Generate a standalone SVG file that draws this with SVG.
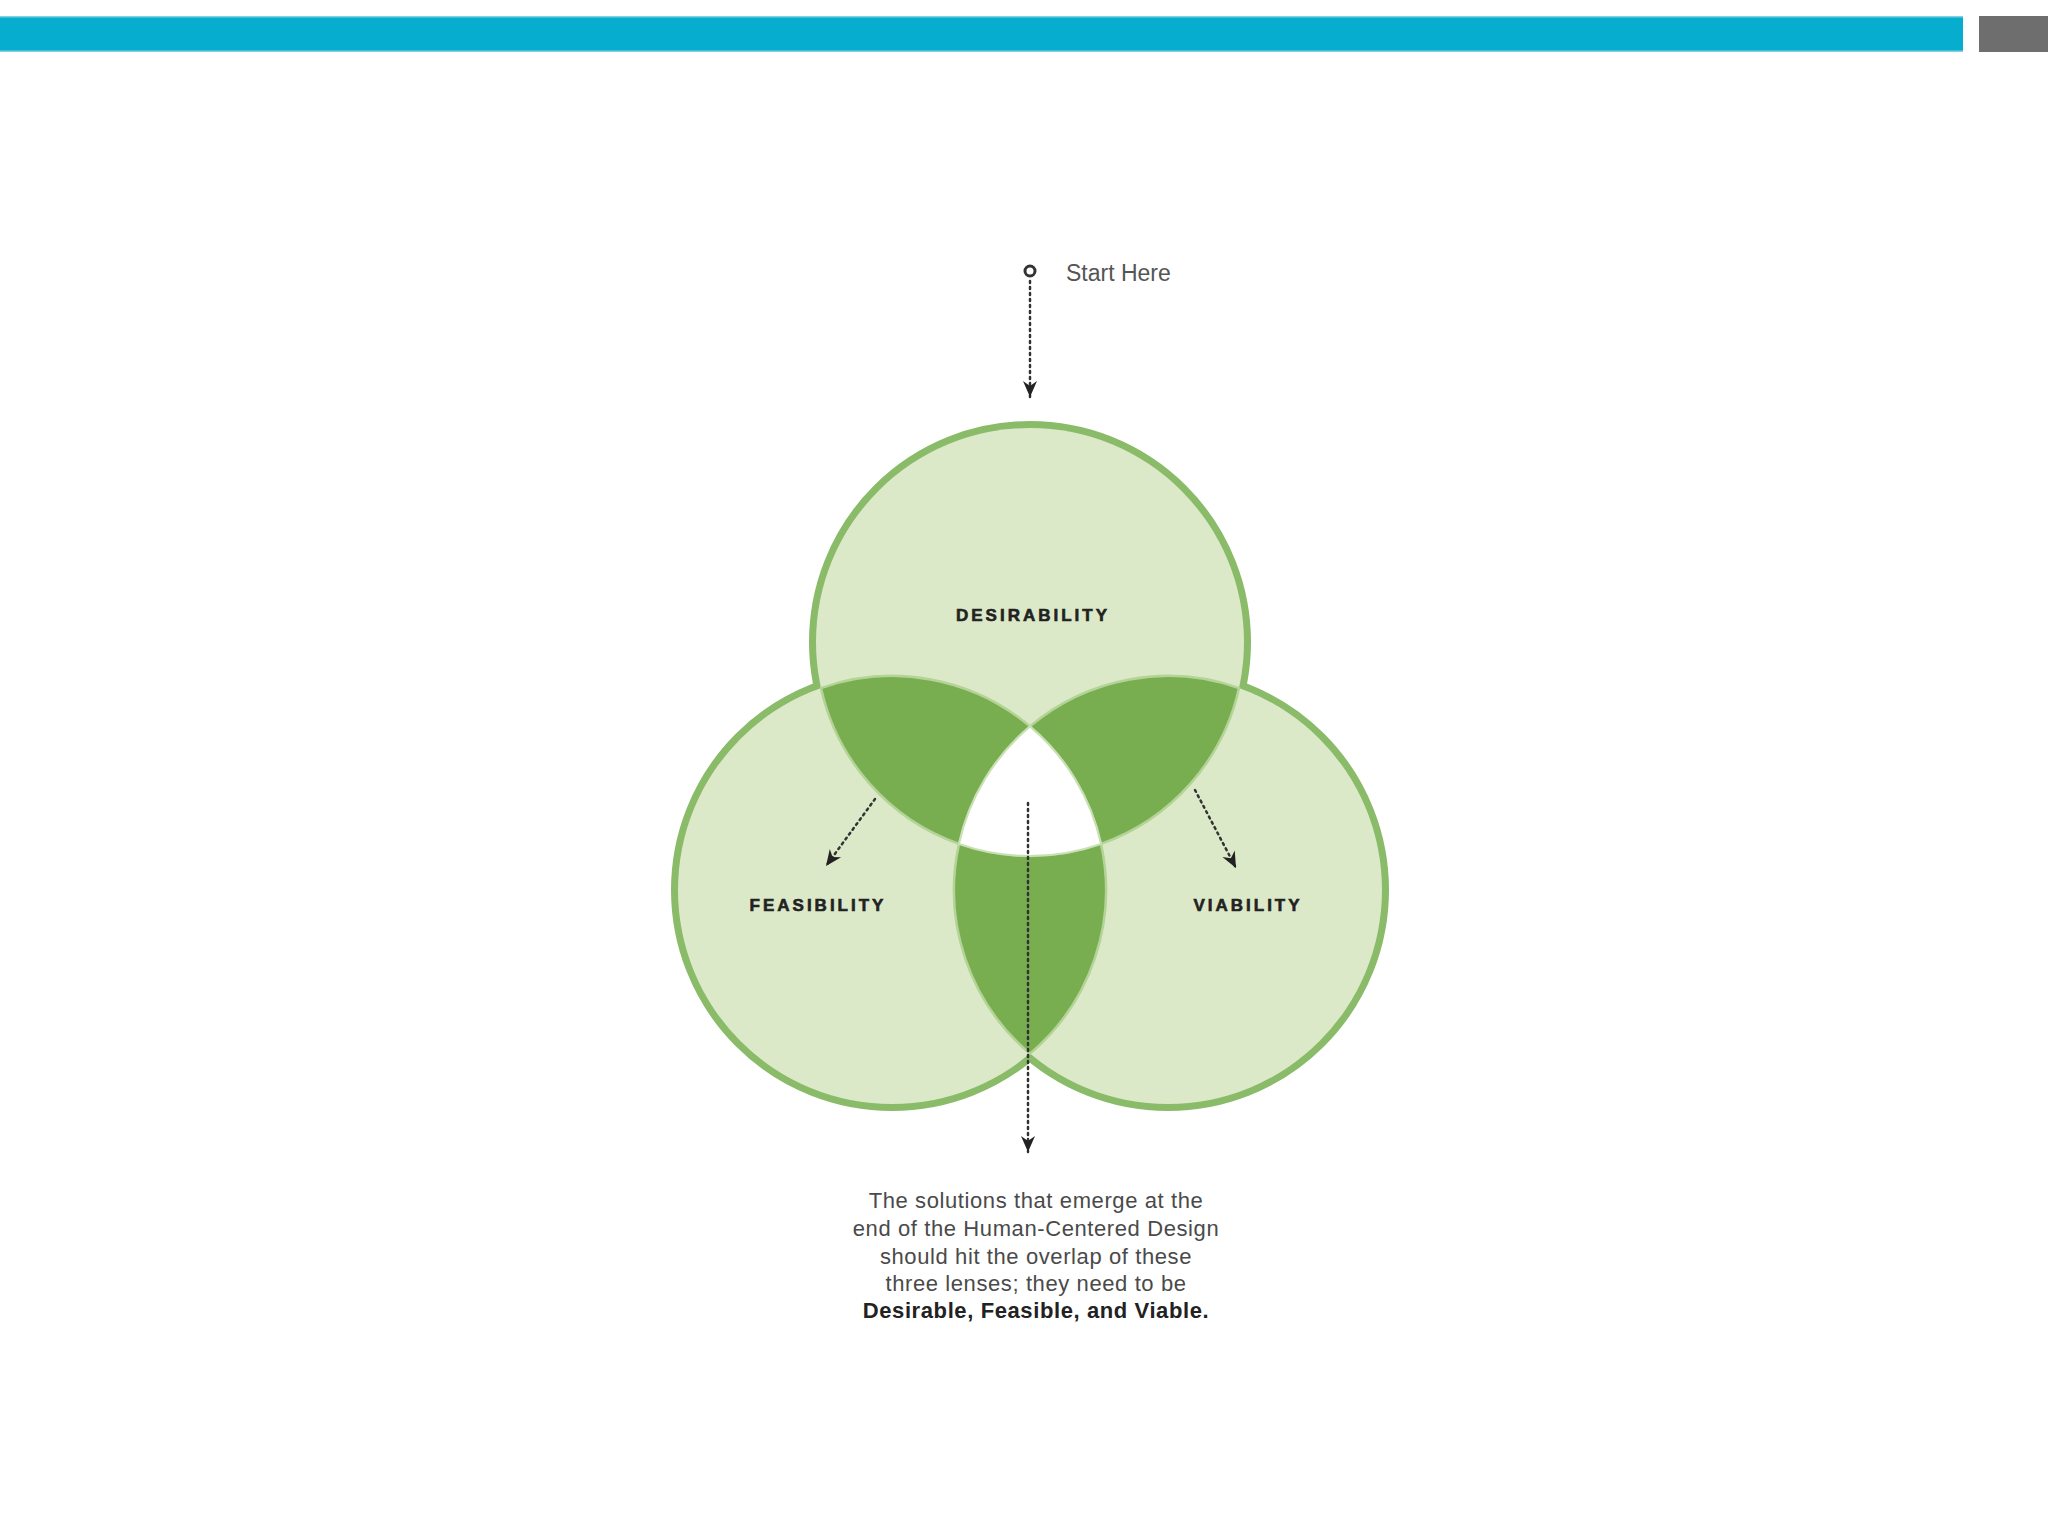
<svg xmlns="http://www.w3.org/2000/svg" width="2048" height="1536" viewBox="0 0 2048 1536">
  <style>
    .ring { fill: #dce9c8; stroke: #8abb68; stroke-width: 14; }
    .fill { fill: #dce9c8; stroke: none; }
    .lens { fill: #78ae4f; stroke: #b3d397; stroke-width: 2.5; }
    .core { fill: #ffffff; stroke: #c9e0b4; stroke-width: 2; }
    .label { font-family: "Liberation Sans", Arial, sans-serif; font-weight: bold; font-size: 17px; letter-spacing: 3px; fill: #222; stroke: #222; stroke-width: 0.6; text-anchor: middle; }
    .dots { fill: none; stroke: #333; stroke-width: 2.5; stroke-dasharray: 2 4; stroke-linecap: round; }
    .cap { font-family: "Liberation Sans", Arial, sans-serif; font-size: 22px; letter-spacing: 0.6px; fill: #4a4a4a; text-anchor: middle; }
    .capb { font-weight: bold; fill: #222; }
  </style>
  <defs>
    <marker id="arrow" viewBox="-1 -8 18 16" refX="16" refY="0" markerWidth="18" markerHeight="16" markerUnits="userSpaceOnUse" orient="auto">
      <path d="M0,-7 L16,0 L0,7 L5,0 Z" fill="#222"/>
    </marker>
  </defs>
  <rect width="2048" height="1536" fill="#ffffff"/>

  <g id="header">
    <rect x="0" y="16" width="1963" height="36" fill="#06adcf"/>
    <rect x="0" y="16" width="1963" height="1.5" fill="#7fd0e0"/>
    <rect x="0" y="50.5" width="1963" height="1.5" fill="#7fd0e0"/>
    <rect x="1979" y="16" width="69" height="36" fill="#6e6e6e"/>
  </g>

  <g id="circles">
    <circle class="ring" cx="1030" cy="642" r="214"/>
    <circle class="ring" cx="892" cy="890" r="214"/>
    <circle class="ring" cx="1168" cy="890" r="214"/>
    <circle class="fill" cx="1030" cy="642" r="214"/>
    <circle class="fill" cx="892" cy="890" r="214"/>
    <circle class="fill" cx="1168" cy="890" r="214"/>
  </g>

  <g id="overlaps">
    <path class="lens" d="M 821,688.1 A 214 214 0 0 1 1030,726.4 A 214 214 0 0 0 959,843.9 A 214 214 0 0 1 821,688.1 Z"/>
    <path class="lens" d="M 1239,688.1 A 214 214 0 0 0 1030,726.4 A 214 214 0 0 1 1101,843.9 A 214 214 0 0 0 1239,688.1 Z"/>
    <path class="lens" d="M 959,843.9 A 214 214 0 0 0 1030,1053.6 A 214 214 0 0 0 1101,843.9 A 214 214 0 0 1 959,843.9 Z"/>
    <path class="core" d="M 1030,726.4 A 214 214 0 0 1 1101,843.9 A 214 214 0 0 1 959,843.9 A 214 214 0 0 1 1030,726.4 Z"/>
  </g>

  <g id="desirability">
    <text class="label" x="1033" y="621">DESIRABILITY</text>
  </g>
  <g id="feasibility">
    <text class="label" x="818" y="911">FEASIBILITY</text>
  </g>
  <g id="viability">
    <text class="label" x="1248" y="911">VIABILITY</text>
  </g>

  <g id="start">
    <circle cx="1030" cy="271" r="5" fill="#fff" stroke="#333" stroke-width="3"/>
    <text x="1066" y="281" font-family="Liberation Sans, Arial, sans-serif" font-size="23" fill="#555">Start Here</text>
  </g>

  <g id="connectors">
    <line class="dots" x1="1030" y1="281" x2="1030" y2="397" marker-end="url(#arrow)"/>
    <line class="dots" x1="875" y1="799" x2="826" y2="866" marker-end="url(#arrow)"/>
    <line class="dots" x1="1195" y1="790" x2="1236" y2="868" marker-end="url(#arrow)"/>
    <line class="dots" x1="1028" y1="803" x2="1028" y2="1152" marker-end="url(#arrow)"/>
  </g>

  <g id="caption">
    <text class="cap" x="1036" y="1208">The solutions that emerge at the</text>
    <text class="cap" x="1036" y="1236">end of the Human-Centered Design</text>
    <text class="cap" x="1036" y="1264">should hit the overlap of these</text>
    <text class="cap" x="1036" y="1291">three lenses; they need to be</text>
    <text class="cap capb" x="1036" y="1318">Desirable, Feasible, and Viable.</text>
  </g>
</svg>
=======
**Do this**
Look through the data above. Each line containing the word "that" needs to be copied.

**Task output**
Generate a standalone SVG file that draws this with SVG.
    <text class="cap" x="1036" y="1208">The solutions that emerge at the</text>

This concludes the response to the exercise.